Ziang said:
May you tell me how can the direction of the field vector be changed when the observer is moving as same direction as the vector?
I'll do this explicitly. If you can't follow this then you have some learning to do - maybe read Dale's links.
The electromagnetic field tensor is, in general,$$F^{\mu\nu}=\pmatrix{
0&-E_x/c&-E_y/c&-E_z/c\cr
E_x/c&0&-B_z&B_y\cr
E_y/c&B_z&0&-B_x\cr
E_z/c&-B_y&B_x&0\cr}$$It's easy to see how you can split that up into a sum of two tensors, one that describes the electric field and one that describes the magnetic field:
$$\pmatrix{
0&-E_x/c&-E_y/c&-E_z/c\cr
E_x/c&0&0&0\cr
E_y/c&0&0&0\cr
E_z/c&0&0&0\cr}
+\pmatrix{
0&0&0&0\cr
0&0&-B_z&B_y\cr
0&B_z&0&-B_x\cr
0&-B_y&B_x&0\cr}$$
For the case of an electromagnetic wave heading in the z-direction with its E-field in the x direction, the electromagnetic field tensor is $$F^{\mu\nu}=\pmatrix{
0&-B\sin \left(kz-\omega t\right)&0&0\cr
B\sin \left(kz-\omega t\right)&0&0&B\sin \left(kz-\omega t\right)\cr
0&0&0&0\cr
0&-B\sin \left(kz-\omega t\right)&0&0\cr }$$where I have used that the amplitude ##E## of the E-field is c times the amplitude ##B## of the B field. Transforming it into another frame is straightforward - ##F^{\mu'\nu'}=\Lambda^{\mu'}{}_{\mu} F^{\mu\nu}\Lambda^{\nu'}{}_\nu##, where $$\Lambda^{\mu'}{}_{\mu}=
\pmatrix{
\gamma&-{{v}\over{c}}\gamma&0&0\cr
-{{v}\over{c}}\gamma&\gamma&0&0\cr
0&0&1&0\cr
0&0&0&1\cr }$$is the Lorentz transform (or, in matrix notation, ##F'=\Lambda F \Lambda^T##). Decomposing our tensor into the electric and magnetic components before transforming, we find that the electric component becomes$$\pmatrix{0&-B\sin \left(k z-\omega t\right)&0&0\cr B\sin \left(k
z-\omega t\right) &0&0&0\cr 0&0&0&0\cr 0&0&0&0\cr }$$and the magnetic component becomes
$$\pmatrix{0&0&0&-B{{v \sin \left(k z-\omega t\right) }\over{
\sqrt{c^2-v^2}}}\cr 0&0&0&B{{c \sin \left(k z-\omega t\right)

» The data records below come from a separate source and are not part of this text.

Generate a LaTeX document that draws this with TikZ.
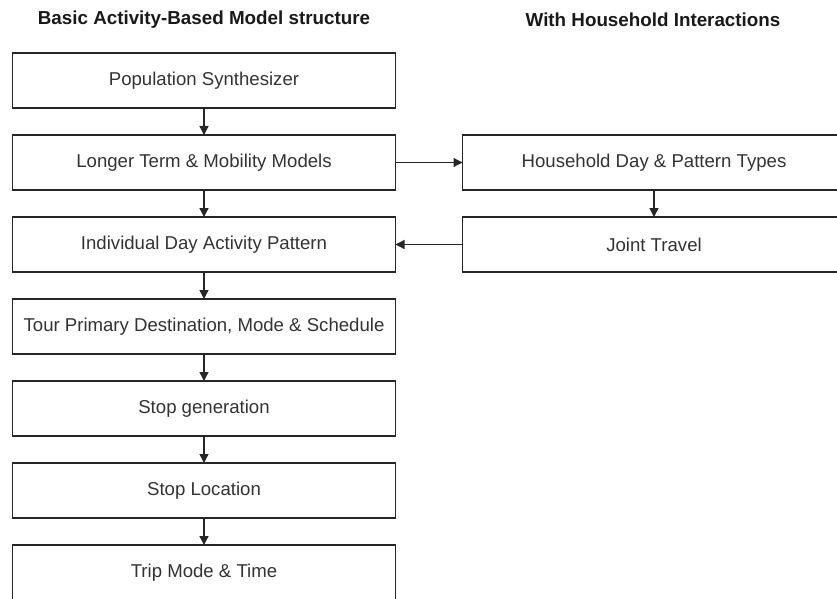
\documentclass[tikz,border=0pt]{standalone}
\usepackage{fontspec}
\setmainfont{Liberation Sans}
\usetikzlibrary{arrows.meta,positioning}

\tikzset{
  stage/.style={rectangle, draw=black!85, line width=1.2bp, minimum width=383bp,
    minimum height=55bp, inner sep=2bp, outer sep=0pt, text=black!80,
    font=\fontsize{18.6bp}{22bp}\selectfont},
  heading/.style={font=\fontsize{18.8bp}{22bp}\selectfont\bfseries, text=black!90},
  flow/.style={-{Triangle[length=9bp,width=9bp]}, line width=1.3bp, draw=black!85}
}

\begin{document}
\begin{tikzpicture}[x=1bp,y=-1bp]
        \useasboundingbox (0,0) rectangle (837,599);
        \clip (0,0) rectangle (837,599);

        \node[heading] (head1) at (204,20) {Basic Activity-Based Model structure};
        \node[heading] (head2) at (653,20) {With Household Interactions};

        \node[stage] (popsyn) at (204,80.5) {Population Synthesizer};
        \node[stage, below = 27bp of popsyn] (longterm) {Longer Term \& Mobility Models};
        \node[stage, below = 27bp of longterm] (daypat) {Individual Day Activity Pattern};
        \node[stage, below = 27bp of daypat] (tour) {Tour Primary Destination, Mode \& Schedule};
        \node[stage, below = 27bp of tour] (stopgen) {Stop generation};
        \node[stage, below = 27bp of stopgen] (stoploc) {Stop Location};
        \node[stage, below = 27bp of stoploc] (trip) {Trip Mode \& Time};

        \node[stage, right = 67bp of longterm] (hhday) {Household Day \& Pattern Types};
        \node[stage, below = 27bp of hhday] (joint) {Joint Travel};

        \draw[flow] (popsyn) -- (longterm);
        \draw[flow] (longterm) -- (daypat);
        \draw[flow] (daypat) -- (tour);
        \draw[flow] (tour) -- (stopgen);
        \draw[flow] (stopgen) -- (stoploc);
        \draw[flow] (stoploc) -- (trip);
        \draw[flow] (longterm) -- (hhday);
        \draw[flow] (hhday) -- (joint);
        \draw[flow] (joint) -- (daypat);

        \end{tikzpicture}
\end{document}
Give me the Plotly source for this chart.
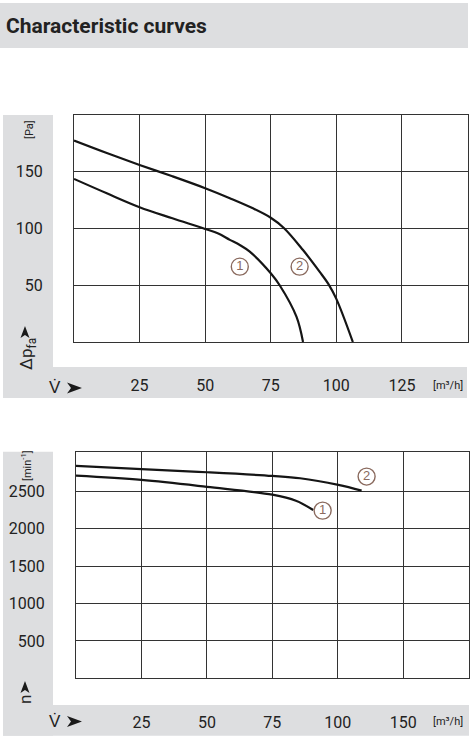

}\over{\sqrt{c^2-v^2}}}\cr 0&0&0&0\cr B{{v \sin \left(k z-\omega t
\right) }\over{\sqrt{c^2-v^2}}}&-B{{c \sin \left(k z-\omega t
\right) }\over{\sqrt{c^2-v^2}}}&0&0\cr }$$That is, what the first frame calls an electric field, the other frame sees the same (a special case because the E field is parallel to the velocity - generally a B field component will appear). But what the first frame calls a magnetic field, the other frame sees as both a magnetic field and an additional electric field. Adding them together, we see that the electric field in the primed frame is parallel to ##(1,0,\gamma v/c)##.
It's straightforward to transform the direction of travel of the light to get ##(-\gamma v/c,0,1)## and hence see that the electric field is perpendicular to the direction of the light since the dot product is zero. The magnetic field is also perpendicular, trivially so since it only includes a y component in either frame. It's also straightforward to show that the magnitudes of both the electric and magnetic components have changed by a factor of ##\gamma##.
So, in short, the transformed electromagnetic wave is an electromagnetic wave.
Edit: Note that I was lazy and didn't bother transforming z and t into z' and t', which is why there doesn't appear to have been any Doppler effect. If you do carry out that substitution the Doppler effect (concealed behind my laziness) will become apparent. It has no effect on the argument above, since all it does is change ##kz-\omega t## into ##\vec{k'}\cdot\vec{x'}-\omega't'## and then promptly cancels out of all the direction vectors I was interested in.